Stored data:
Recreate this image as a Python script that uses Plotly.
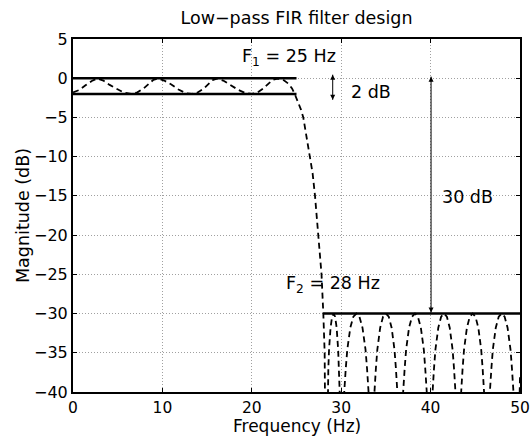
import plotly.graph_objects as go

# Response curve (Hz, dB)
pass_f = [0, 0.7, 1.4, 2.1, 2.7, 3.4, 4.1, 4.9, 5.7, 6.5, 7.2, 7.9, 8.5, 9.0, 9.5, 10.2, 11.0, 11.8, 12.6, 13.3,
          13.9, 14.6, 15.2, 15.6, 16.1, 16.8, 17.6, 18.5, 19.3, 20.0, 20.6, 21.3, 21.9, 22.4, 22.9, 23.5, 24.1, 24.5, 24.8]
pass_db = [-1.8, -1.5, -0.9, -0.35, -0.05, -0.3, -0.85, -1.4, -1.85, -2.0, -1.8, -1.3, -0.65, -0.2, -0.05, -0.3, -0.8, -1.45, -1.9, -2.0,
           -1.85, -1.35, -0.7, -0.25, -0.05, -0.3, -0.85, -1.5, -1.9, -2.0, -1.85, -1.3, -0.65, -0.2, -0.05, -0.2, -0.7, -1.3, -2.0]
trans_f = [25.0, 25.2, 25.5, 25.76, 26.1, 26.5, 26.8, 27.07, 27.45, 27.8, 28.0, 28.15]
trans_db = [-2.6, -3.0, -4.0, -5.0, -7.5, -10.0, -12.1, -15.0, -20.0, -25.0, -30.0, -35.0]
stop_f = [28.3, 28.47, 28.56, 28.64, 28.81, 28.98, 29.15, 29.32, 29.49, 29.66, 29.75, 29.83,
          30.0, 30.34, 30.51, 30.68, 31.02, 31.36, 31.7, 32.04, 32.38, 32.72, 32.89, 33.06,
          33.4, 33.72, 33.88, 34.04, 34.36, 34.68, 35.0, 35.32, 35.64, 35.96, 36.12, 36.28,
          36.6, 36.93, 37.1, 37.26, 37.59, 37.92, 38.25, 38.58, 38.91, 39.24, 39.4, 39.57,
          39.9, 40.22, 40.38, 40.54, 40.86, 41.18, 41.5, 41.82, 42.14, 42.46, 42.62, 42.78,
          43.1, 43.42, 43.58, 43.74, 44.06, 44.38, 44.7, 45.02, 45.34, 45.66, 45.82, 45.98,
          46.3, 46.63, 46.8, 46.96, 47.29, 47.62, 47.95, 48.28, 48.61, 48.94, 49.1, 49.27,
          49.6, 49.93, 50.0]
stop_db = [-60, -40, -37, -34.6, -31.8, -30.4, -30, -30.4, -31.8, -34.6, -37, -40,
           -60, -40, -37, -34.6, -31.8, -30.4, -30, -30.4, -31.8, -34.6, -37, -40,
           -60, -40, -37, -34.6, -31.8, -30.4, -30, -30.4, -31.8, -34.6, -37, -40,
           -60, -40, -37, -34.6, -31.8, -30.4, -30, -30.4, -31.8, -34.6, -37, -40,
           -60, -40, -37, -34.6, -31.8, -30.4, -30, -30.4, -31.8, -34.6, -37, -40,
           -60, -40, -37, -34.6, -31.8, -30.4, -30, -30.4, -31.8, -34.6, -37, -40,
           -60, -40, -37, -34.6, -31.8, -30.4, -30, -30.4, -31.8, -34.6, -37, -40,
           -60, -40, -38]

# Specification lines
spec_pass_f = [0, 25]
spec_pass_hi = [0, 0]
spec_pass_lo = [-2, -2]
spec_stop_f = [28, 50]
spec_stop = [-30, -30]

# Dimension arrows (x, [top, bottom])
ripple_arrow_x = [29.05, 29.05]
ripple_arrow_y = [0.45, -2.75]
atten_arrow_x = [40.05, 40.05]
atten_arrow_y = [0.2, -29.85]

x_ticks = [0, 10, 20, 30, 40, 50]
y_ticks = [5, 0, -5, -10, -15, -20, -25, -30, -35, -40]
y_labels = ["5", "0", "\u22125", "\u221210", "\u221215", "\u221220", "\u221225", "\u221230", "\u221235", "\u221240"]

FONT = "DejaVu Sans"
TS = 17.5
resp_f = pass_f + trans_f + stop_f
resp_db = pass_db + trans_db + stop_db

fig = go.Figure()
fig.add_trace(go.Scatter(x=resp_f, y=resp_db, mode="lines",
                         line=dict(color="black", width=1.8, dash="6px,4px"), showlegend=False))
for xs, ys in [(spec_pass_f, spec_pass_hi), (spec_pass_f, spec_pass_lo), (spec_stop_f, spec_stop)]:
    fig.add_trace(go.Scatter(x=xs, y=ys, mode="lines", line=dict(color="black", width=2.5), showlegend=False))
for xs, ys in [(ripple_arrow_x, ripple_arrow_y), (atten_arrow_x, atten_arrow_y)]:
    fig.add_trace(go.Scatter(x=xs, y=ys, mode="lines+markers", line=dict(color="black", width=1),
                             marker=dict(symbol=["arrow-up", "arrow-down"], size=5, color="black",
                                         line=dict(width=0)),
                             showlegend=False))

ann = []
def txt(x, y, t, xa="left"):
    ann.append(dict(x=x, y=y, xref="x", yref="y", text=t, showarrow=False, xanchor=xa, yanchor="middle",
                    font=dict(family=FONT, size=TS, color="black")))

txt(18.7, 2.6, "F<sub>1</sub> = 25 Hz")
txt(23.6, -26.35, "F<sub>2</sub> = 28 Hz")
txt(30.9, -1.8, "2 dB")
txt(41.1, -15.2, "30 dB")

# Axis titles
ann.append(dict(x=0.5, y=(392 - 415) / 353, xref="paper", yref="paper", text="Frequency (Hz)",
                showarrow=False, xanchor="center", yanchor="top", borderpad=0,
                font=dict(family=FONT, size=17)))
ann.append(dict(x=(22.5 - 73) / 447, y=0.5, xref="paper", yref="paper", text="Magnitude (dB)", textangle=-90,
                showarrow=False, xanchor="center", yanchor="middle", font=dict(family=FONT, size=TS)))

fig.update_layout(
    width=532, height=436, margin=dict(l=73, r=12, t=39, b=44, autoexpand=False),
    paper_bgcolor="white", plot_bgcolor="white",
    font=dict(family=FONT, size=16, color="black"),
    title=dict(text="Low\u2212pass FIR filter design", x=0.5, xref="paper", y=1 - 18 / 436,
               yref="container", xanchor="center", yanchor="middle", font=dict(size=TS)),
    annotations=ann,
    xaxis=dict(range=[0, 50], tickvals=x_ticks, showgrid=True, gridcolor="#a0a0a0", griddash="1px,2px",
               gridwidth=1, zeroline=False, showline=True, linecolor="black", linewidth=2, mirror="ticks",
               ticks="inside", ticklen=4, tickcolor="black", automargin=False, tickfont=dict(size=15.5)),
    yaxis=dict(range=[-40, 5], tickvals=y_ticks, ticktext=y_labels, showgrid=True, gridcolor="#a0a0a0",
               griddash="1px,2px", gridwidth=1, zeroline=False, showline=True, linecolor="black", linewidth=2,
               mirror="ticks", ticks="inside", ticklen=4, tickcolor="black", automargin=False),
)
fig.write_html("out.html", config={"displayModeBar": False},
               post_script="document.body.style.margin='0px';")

Goal of the exercise:
Copy each line exactly, and leave the pictures out of your copy.

Output of the exercise:
Recreate this image as a Python script that uses Plotly.
import plotly.graph_objects as go

# Response curve (Hz, dB)
pass_f = [0, 0.7, 1.4, 2.1, 2.7, 3.4, 4.1, 4.9, 5.7, 6.5, 7.2, 7.9, 8.5, 9.0, 9.5, 10.2, 11.0, 11.8, 12.6, 13.3,
          13.9, 14.6, 15.2, 15.6, 16.1, 16.8, 17.6, 18.5, 19.3, 20.0, 20.6, 21.3, 21.9, 22.4, 22.9, 23.5, 24.1, 24.5, 24.8]
pass_db = [-1.8, -1.5, -0.9, -0.35, -0.05, -0.3, -0.85, -1.4, -1.85, -2.0, -1.8, -1.3, -0.65, -0.2, -0.05, -0.3, -0.8, -1.45, -1.9, -2.0,
           -1.85, -1.35, -0.7, -0.25, -0.05, -0.3, -0.85, -1.5, -1.9, -2.0, -1.85, -1.3, -0.65, -0.2, -0.05, -0.2, -0.7, -1.3, -2.0]
trans_f = [25.0, 25.2, 25.5, 25.76, 26.1, 26.5, 26.8, 27.07, 27.45, 27.8, 28.0, 28.15]
trans_db = [-2.6, -3.0, -4.0, -5.0, -7.5, -10.0, -12.1, -15.0, -20.0, -25.0, -30.0, -35.0]
stop_f = [28.3, 28.47, 28.56, 28.64, 28.81, 28.98, 29.15, 29.32, 29.49, 29.66, 29.75, 29.83,
          30.0, 30.34, 30.51, 30.68, 31.02, 31.36, 31.7, 32.04, 32.38, 32.72, 32.89, 33.06,
          33.4, 33.72, 33.88, 34.04, 34.36, 34.68, 35.0, 35.32, 35.64, 35.96, 36.12, 36.28,
          36.6, 36.93, 37.1, 37.26, 37.59, 37.92, 38.25, 38.58, 38.91, 39.24, 39.4, 39.57,
          39.9, 40.22, 40.38, 40.54, 40.86, 41.18, 41.5, 41.82, 42.14, 42.46, 42.62, 42.78,
          43.1, 43.42, 43.58, 43.74, 44.06, 44.38, 44.7, 45.02, 45.34, 45.66, 45.82, 45.98,
          46.3, 46.63, 46.8, 46.96, 47.29, 47.62, 47.95, 48.28, 48.61, 48.94, 49.1, 49.27,
          49.6, 49.93, 50.0]
stop_db = [-60, -40, -37, -34.6, -31.8, -30.4, -30, -30.4, -31.8, -34.6, -37, -40,
           -60, -40, -37, -34.6, -31.8, -30.4, -30, -30.4, -31.8, -34.6, -37, -40,
           -60, -40, -37, -34.6, -31.8, -30.4, -30, -30.4, -31.8, -34.6, -37, -40,
           -60, -40, -37, -34.6, -31.8, -30.4, -30, -30.4, -31.8, -34.6, -37, -40,
           -60, -40, -37, -34.6, -31.8, -30.4, -30, -30.4, -31.8, -34.6, -37, -40,
           -60, -40, -37, -34.6, -31.8, -30.4, -30, -30.4, -31.8, -34.6, -37, -40,
           -60, -40, -37, -34.6, -31.8, -30.4, -30, -30.4, -31.8, -34.6, -37, -40,
           -60, -40, -38]

# Specification lines
spec_pass_f = [0, 25]
spec_pass_hi = [0, 0]
spec_pass_lo = [-2, -2]
spec_stop_f = [28, 50]
spec_stop = [-30, -30]

# Dimension arrows (x, [top, bottom])
ripple_arrow_x = [29.05, 29.05]
ripple_arrow_y = [0.45, -2.75]
atten_arrow_x = [40.05, 40.05]
atten_arrow_y = [0.2, -29.85]

x_ticks = [0, 10, 20, 30, 40, 50]
y_ticks = [5, 0, -5, -10, -15, -20, -25, -30, -35, -40]
y_labels = ["5", "0", "\u22125", "\u221210", "\u221215", "\u221220", "\u221225", "\u221230", "\u221235", "\u221240"]

FONT = "DejaVu Sans"
TS = 17.5
resp_f = pass_f + trans_f + stop_f
resp_db = pass_db + trans_db + stop_db

fig = go.Figure()
fig.add_trace(go.Scatter(x=resp_f, y=resp_db, mode="lines",
                         line=dict(color="black", width=1.8, dash="6px,4px"), showlegend=False))
for xs, ys in [(spec_pass_f, spec_pass_hi), (spec_pass_f, spec_pass_lo), (spec_stop_f, spec_stop)]:
    fig.add_trace(go.Scatter(x=xs, y=ys, mode="lines", line=dict(color="black", width=2.5), showlegend=False))
for xs, ys in [(ripple_arrow_x, ripple_arrow_y), (atten_arrow_x, atten_arrow_y)]:
    fig.add_trace(go.Scatter(x=xs, y=ys, mode="lines+markers", line=dict(color="black", width=1),
                             marker=dict(symbol=["arrow-up", "arrow-down"], size=5, color="black",
                                         line=dict(width=0)),
                             showlegend=False))

ann = []
def txt(x, y, t, xa="left"):
    ann.append(dict(x=x, y=y, xref="x", yref="y", text=t, showarrow=False, xanchor=xa, yanchor="middle",
                    font=dict(family=FONT, size=TS, color="black")))

txt(18.7, 2.6, "F<sub>1</sub> = 25 Hz")
txt(23.6, -26.35, "F<sub>2</sub> = 28 Hz")
txt(30.9, -1.8, "2 dB")
txt(41.1, -15.2, "30 dB")

# Axis titles
ann.append(dict(x=0.5, y=(392 - 415) / 353, xref="paper", yref="paper", text="Frequency (Hz)",
                showarrow=False, xanchor="center", yanchor="top", borderpad=0,
                font=dict(family=FONT, size=17)))
ann.append(dict(x=(22.5 - 73) / 447, y=0.5, xref="paper", yref="paper", text="Magnitude (dB)", textangle=-90,
                showarrow=False, xanchor="center", yanchor="middle", font=dict(family=FONT, size=TS)))

fig.update_layout(
    width=532, height=436, margin=dict(l=73, r=12, t=39, b=44, autoexpand=False),
    paper_bgcolor="white", plot_bgcolor="white",
    font=dict(family=FONT, size=16, color="black"),
    title=dict(text="Low\u2212pass FIR filter design", x=0.5, xref="paper", y=1 - 18 / 436,
               yref="container", xanchor="center", yanchor="middle", font=dict(size=TS)),
    annotations=ann,
    xaxis=dict(range=[0, 50], tickvals=x_ticks, showgrid=True, gridcolor="#a0a0a0", griddash="1px,2px",
               gridwidth=1, zeroline=False, showline=True, linecolor="black", linewidth=2, mirror="ticks",
               ticks="inside", ticklen=4, tickcolor="black", automargin=False, tickfont=dict(size=15.5)),
    yaxis=dict(range=[-40, 5], tickvals=y_ticks, ticktext=y_labels, showgrid=True, gridcolor="#a0a0a0",
               griddash="1px,2px", gridwidth=1, zeroline=False, showline=True, linecolor="black", linewidth=2,
               mirror="ticks", ticks="inside", ticklen=4, tickcolor="black", automargin=False),
)
fig.write_html("out.html", config={"displayModeBar": False},
               post_script="document.body.style.margin='0px';")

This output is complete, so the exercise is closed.